So you magically knew I would post that?

> If "sharing" implies forcibly mugging those people

Yeah, IF. A mighty huge if. I wonder how it can be so huge... is it filled
with straw perhaps?

------
bryans
I'm confused by how the plastic chair receives such high praise for its
design, affordability and ease of maintenance, but adding wheels to that same
chair somehow makes it an example of a "useless" product with poor design.

For $78, the organization is able to produce and ship a wheelchair around the
world. They are able to use or augment existing products, which drastically
reduces the cost of development, tooling, and production. As far as I can
tell, the next cheapest option would cost a minimum of $150, with an equally
cheap production quality.

Is it the best quality product ever made? Not at all. But it's not meant to
be. It's meant to effectively serve the most number of people with the
smallest amount of capital. In that sense, this product meets all of its
design and mission goals. To declare otherwise based on some arbitrary
"prettiness" factor is pretentious, at best.

------
DanBC
The article criticises the cheap prosthetic hand.

Sure, it'd be great if better prosthetics were available at an affordable
cost. They're not.

The competition is DIY prosthetics using old soda bottles and hot air.

[http://youtube.com/watch?v=Yvev6shNvSg](http://youtube.com/watch?v=Yvev6shNvSg)

------
chewxy
Discussion from the last time this was posted:
[https://news.ycombinator.com/item?id=7624189](https://news.ycombinator.com/item?id=7624189)

I wrote:

>I wonder what OP thinks about things like the NeoNurture?

>I find the site quite disingenuous - it really feels like a First World
Problem kinda thing. Yes, the prosthetic arm is lame and a poor design, but
compared to having no arm, it's much much better.

>OP argues that design should be for everyone, and lays out 4 foundations of
good design. He/She missed out the most important one: economics

------
Mikeb85
Another thing to keep in mind is that there are brilliant designers and
inventors in poor countries. And there is the saying "Necessity is the mother
of invention"... What we need to be doing is empowering people (education,
investment), and they'll blaze their own trail.

------
jacquesm
This is totally misguided.
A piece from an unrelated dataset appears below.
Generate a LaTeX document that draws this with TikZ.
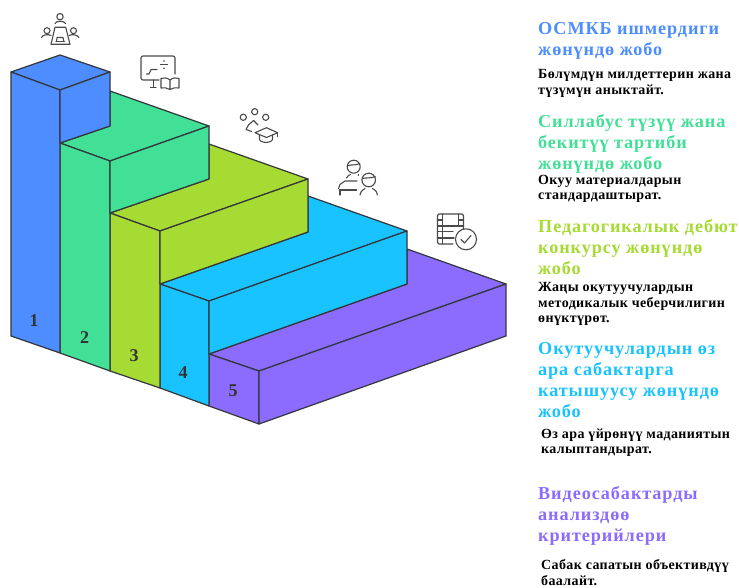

The simple facts are that 'great design' is not the
single factor in success or failure of any kind of product, and that not all
things created through charities are failures.

Of course if you want to peddle the opposite then you can support your weak
position by selecting examples from the real world underpinning it but these
are just instances and not generalizations. You could just as easy argue the
opposite using different examples (capitalism is the root of all evil and
nonprofits are the way forward).

Neither of these positions is supported by all the data available, so like in
many other cases the situation is more complex than what you can easily catch
in a soundbite and a blogpost.

The monkey video embedded makes a completely different point than the one that
the author wants to extract from it: that two monkeys doing the same work
side-by-side expect equal pay. It has nothing to do with 'products' or
'design'.

I get the dig at the prosthetic arm (the writer is co-founder of
[http://madebybump.org/#global](http://madebybump.org/#global)), but since
that's a non-profit I have no idea why the capitalism angle is emphasized so
much.

"""Have you ever wondered about how a homeless person on the side of the
street and the leader of the free world consume the same fizzy soda drink just
to have a fleeting moment of happiness?"""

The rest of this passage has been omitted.